A Note Written With Care
Dear Community,
On January 1, I drafted a newsletter to share news about our year-end fundraiser and thank you for your support. Two weeks later, I am still hesitating to send it.
I keep asking myself how to write about gratitude when the world feels this brutal. How to look ahead, to what we are planning and holding together, when each day brings more harm, more cruelty, more grief.
How do I express gratitude while witnessing the scale of violence unfolding, as the U.S. escalates violence abroad, and violence at home goes unchecked, as ICE continues to terrorize communities, detaining people without cause, separating families, and killing with impunity?

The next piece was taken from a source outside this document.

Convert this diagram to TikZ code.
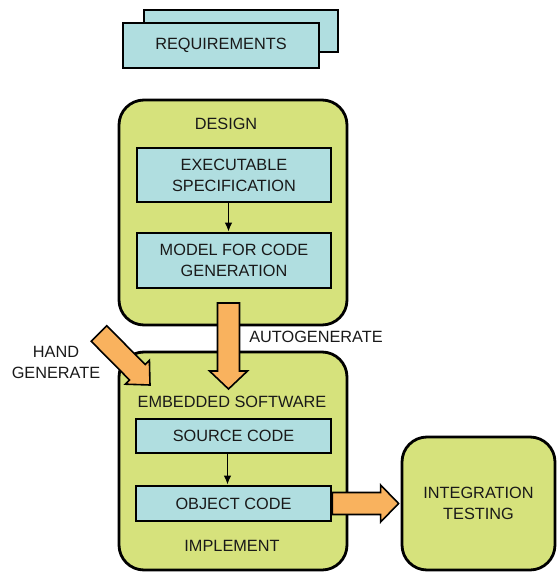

I have been sitting in grief and anger, unsure how to hold both this moment and my responsibility to steward our nonprofit’s mission. For days, I felt stuck. Not because gratitude felt false, but because it felt incomplete on its own. I did not want to offer thanks that asked us to look away from what is happening or pretend joy exists without naming harm.
Then, this morning, something shifted. I came back to the practice at the heart of this work.
Ten years of holding space for the stories of historically oppressed communities have taught us we do not have to choose between grief and gratitude. We can hold complexity. Letting joy coexist with struggle is how communities survive and build resilience.
We are here to face these realities, not to look away.
Not to pretend memory work is separate from survival work.
But to insist on remembering how communities endured, resisted, and rebuilt after catastrophic loss. How people organized, protected one another, and fought for dignity and belonging when the world told them they did not matter. That commitment matters most when everything feels unbearable.
Now I can finally write from my heart. Thank you for your generosity, which allows us to keep amplifying and preserving examples of courage, solidarity, and collective care not as distant history, but as living guidance for the present. I find real hope in this community, and I hope you do too. Thank you for being part of it.
Below is the note I wrote on January 1.
In hope and solidarity,
Laura Lo Forti, Story Midwife and Director
Kindergarten class photo in Vanport, 1945; Courtesy of Norio Saito/Colorization by Vanport Mosaic.
January 1, 2026
Dear Community,
We've been thinking about what happened in December and what it means.
In November, we set our year-end goal at $5,000, half of what might seem obvious for closing our tenth year, because 2025 has already asked enough of everyone.
You helped us reach it by December 18th. Two weeks early.
We didn't expect more. But you kept showing up, with $10, $5,000, and everything in between. Your notes moved us to tear, and reminded us why this work matters.
Douglas and Joyce gave in memory of Izumi Oyama, who lived in Vanport, one of the few places where Japanese Americans could live after being released from WWII-era American concentration camps. Izumi was among those who died in the 1948 flood. (Learn about her through the words of her son, Albert Oyama, in this short video from our oral history collection.)
June gave (twice!) in memory of her mother, Teruko, who passed this summer at 105, and "who throughout her life in Portland enjoyed being involved in multi-ethnic connections." June’s gift now sustains our ongoing oral history interviews, a program her mother would have loved.
Mr. and Ms. Hadley, Vanport survivors, wrote, “It is important to share our past to the new generation and inspire them to learn from our history.”
Mae sent a generous gift with a simple note: "Thank you for the important work you do :)
Lisa discovered Vanport Mosaic nine years ago at one of our screenings, just a month after she moved to Portland. She is still with us today.
Amanda set up a monthly gift and wrote, “Keep up the important work. It’s more important than ever.” (Many thanks to those of you who became recurring donors! Knowing that we can count on your steady support, month after month, helps us plan our programs especially in a time of growing uncertainty around public funding.)
We recognized many names, people who have supported this work through many seasons as it has grown and changed. We also saw new names, people just joining our community. We look forward to learning what brought you here and inspired you.
This work is slow, quiet, and tender. And some days we wonder who it reaches.
Then you show up like this.
Thank you for believing that holding space for memory, grief, and belonging is worth protecting. Thank you for protecting honest history with us. Thank you for walking with us in whatever way you have. We do not take it for granted.